Todo un acontecimiento. Decidí ser madre. El intento sería bueno y auguraba una dosis de amor exagerada, diaria y tal vez con repeticiones. Qué más puede anhelar una mujer que fue educada para ser buena y ejemplo eterno de todo aquel que fuera naciendo.
El asunto de mi decisión no lo voy a contar. No quiero que mi hijo lea esto cuando tenga catorce años y piense que es producto de un arrebato loco de su madre. Pero lo cierto es que trabajé arduamente durante un mes en el intento. La primera noche me boté. Creí que una botella de vino, una buena comida y algunas ganas imaginarias serían suficientes. Pero una semana después el examen decía NEGATIVO. Tal vez una adolescente sería feliz después de una aventura si hubiera visto el resultado. Yo me sentía frustrada. Mi hijo era una excusa razonable para mantenerme casada con ese muchacho que luchaba por ser cabeza de hogar sin grandes avances, porque yo seguía siendo yo y él no lograba que bajara la mirada con tristeza como su madre y todas las mujeres de su familia.

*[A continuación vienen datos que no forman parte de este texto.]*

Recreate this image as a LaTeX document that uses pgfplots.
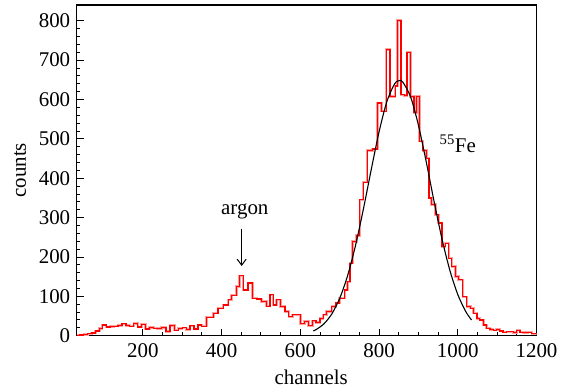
\documentclass[border=0pt]{standalone}
\usepackage{fontspec}
\setmainfont{Liberation Serif}
\usepackage{pgfplots}
\pgfplotsset{compat=1.18}
\usetikzlibrary{arrows.meta}
\newcommand{\fs}{\fontsize{21}{25}\selectfont}
\definecolor{histred}{RGB}{255,0,0}
\definecolor{histpink}{RGB}{255,160,160}
\pgfplotstableread{
ch cnt
32 1
40 2
50 3
60 5
70 7
80 12
90 18
97 27
107 22
117 23
127 24
137 26
147 30
157 26
167 24
177 31
187 22
197 29
207 17
217 21
227 19
237 18
247 21
259 11
269 26
280 14
290 18
300 20
310 16
320 25
330 17
340 27
350 24
362 47
379 57
391 70
404 78
417 91
425 103
438 125
446 152
455 116
467 134
479 95
490 93
501 87
514 75
523 104
531 78
540 91
550 74
561 61
571 48
580 53
600 30
611 36
621 25
631 38
640 34
650 44
658 53
667 61
680 74
690 83
700 95
713 116
720 137
726 184
733 239
743 255
751 345
760 390
770 470
783 474
796 591
806 570
818 727
828 608
841 634
847 801
856 612
864 610
871 720
880 608
889 566
895 608
903 494
911 470
921 451
927 350
933 333
943 307
951 286
960 226
968 235
977 197
985 176
994 150
1002 142
1013 99
1023 74
1032 70
1040 57
1049 44
1056 40
1065 27
1073 19
1082 16
1090 14
1098 16
1107 12
1115 9
1124 10
1141 8
1150 14
1158 9
1167 8
1179 9
1188 5
1200 5
}\histdata
\begin{document}
\begin{tikzpicture}
\begin{axis}[name=A, scale only axis, width=459.8bp, height=330.7bp,
 xmin=32, xmax=1200, ymin=0, ymax=840,
 xtick={200,400,...,1200}, ytick={0,100,...,800},
 minor x tick num=3, minor y tick num=4,
 tick pos=left, tick align=inside,
 major tick length=7bp, minor tick length=3.5bp,
 every tick/.style={black, line width=0.9bp},
 axis line style={line width=1.2bp},
 /pgf/number format/assume math mode=true,
 /pgf/number format/set thousands separator={},
 xticklabel={\pgfmathprintnumber{\tick}},
 yticklabel={\pgfmathprintnumber{\tick}},
 tick label style={font=\fs},
 xticklabel style={yshift=-4bp},
 yticklabel style={xshift=-3bp},
 xlabel={channels}, ylabel={counts},
 label style={font=\fs},
 xlabel style={at={(axis description cs:0.51,-0.147)}, anchor=base},
 ylabel style={at={(axis description cs:-0.123,0.5)}, anchor=center},
]
\addplot[const plot mark left, draw=histpink, line width=2.4bp, no marks] table[x=ch, y=cnt] {\histdata};
\addplot[const plot mark left, draw=histred, line width=1.2bp, no marks] table[x=ch, y=cnt] {\histdata};
\addplot[black, line width=1.1bp, smooth, no marks] coordinates {
(633,12.0) (640,15.4) (660,30.1) (680,55.2) (700,94.7) (720,152.0) (740,228.1) (760,320.3)
(780,420.9) (800,517.4) (820,595.1) (840,640.3) (852,648) (860,644.6) (880,607.1) (900,534.9)
(920,441.0) (940,340.1) (960,245.4) (980,165.7) (1000,104.7) (1020,61.8) (1035,39.9)
};
\draw[-{Straight Barb[length=6bp,width=9bp]}, line width=1bp] (axis cs:451,272) -- (axis cs:451,177);
\node[font=\fs] at (axis cs:459,317) {argon};
\node[font=\fs] at (axis cs:1000,487) {\textsuperscript{55}Fe};
\end{axis}
\pgfresetboundingbox
\path[use as bounding box] ([xshift=-76.7bp,yshift=-55.3bp]A.south west) rectangle ([xshift=28.5bp,yshift=5bp]A.north east);
\end{tikzpicture}
\end{document}
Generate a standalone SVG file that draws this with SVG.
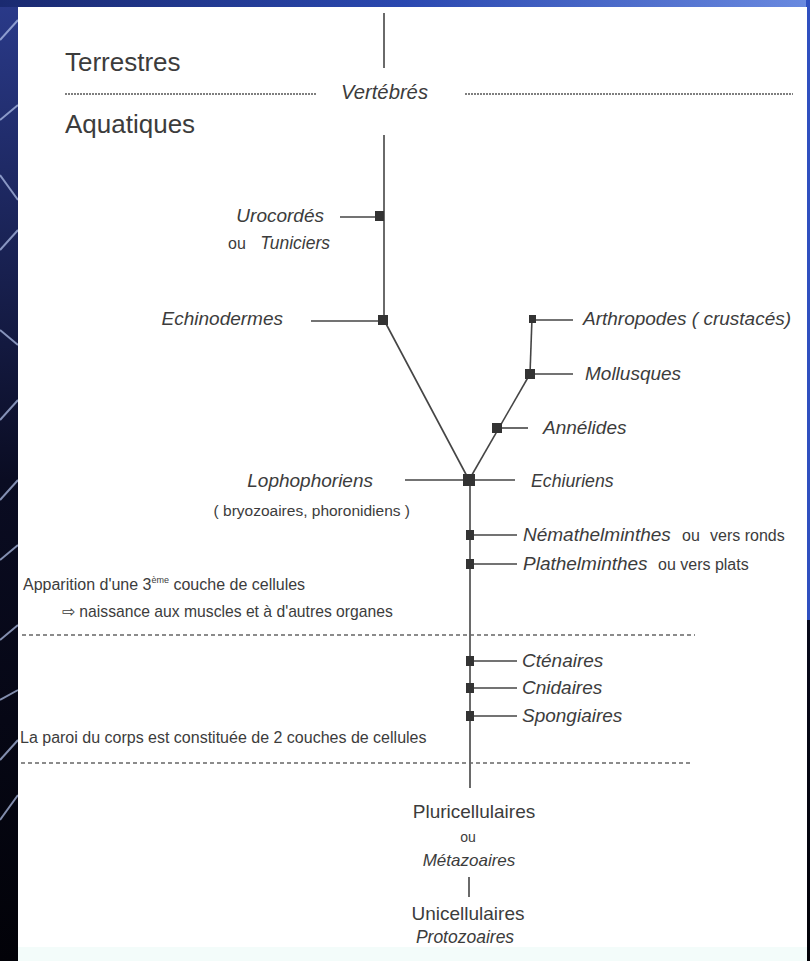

Dentro de mí había un gusto extraño en derribar sus intentos por doblegarme. Cómo se le ocurre a ese muchacho con cinturón de vaquero de comiquita anular el eco de mis mujeres. Las que habitan en mí. Si mi abuela no soportó al llanero solitario de su primer esposo y lo dejó a pesar que el “bachiller” de comienzo de siglo XIX le quitó a sus cuatro hijas mayores. ¡Esa sí que era brava! Se iba en burro de una ciudad a otra para ver a sus hijas, mas no permitiría que él la tocara nunca más (Por eso no tolero a las cobardes que se dejan pegar por los maridos. Toda la culpa recae en psicólogos costosísimos que pretenden que el Estado les pague y luego regresan con los cavernícolas dándose excusas que no convencen a nadie).
Este muchacho esposo mío empeñado en ser jefe cuando no era más que un dibujo que se movía porque yo le daba espacio. ¡Pobre hombre! ya me di autocuerda en lo que me he impuesto un secreto “sus defectos”.
Los días escaseaban mi entusiasmo y pasado algunos me dije que no lo intentaría hasta el año siguiente. Bastó eso y ¡zas! Una noche fui sorprendida en los brazos de Morfeo y entre unos besos sin gusto y unas ganas inexistentes concebí a la luz de mis días. Es demiúrgico el asunto. En medio de la penumbra hay una luz. Mi hijo mancha de sangre en un papel de fotografía estaba en la pancita y yo ni por enterada me di.
El primer eco de cuatro semanas debía mostrar en el vientre una redondez blanca del tamaño de una arveja en medio de la oscuridad que era la matriz. Mi hijo no llegaba a eso y aún no podía recibir el nombre de “feto”. Cuando el doctor me lo dijo recordé el día que mi amiga Tania parió a su “feto”. Sí, así decía el papelito que le dieron para salir del hospital; el cual, por escasez o ahorro, no llegaba a media página. Decía: “Tania... ha parido un feto vivo”. Tanta sutileza hospitalaria me ha conmovido desde entonces.
Como todo en la vida había dos alternativas. Esperar un aborto o consumir hormonas. Ahora que veo a mi hijo sonreír con tanta ternura, llamarme mami linda y echarme vaina todas las noches pidiendo agua, justo en el momento en que apago las luces y poso mi cabecita cansada en la almohada, le agradezco a Dios mi elección. Total, ya no quería tenerlo... lo había postergado para luego, pero él llegó, luchó la carrera de obstáculos y merecía la mía ahora.
Como ves hablar de mi hijo me enternece. Pero el embarazo no fue nada tierno.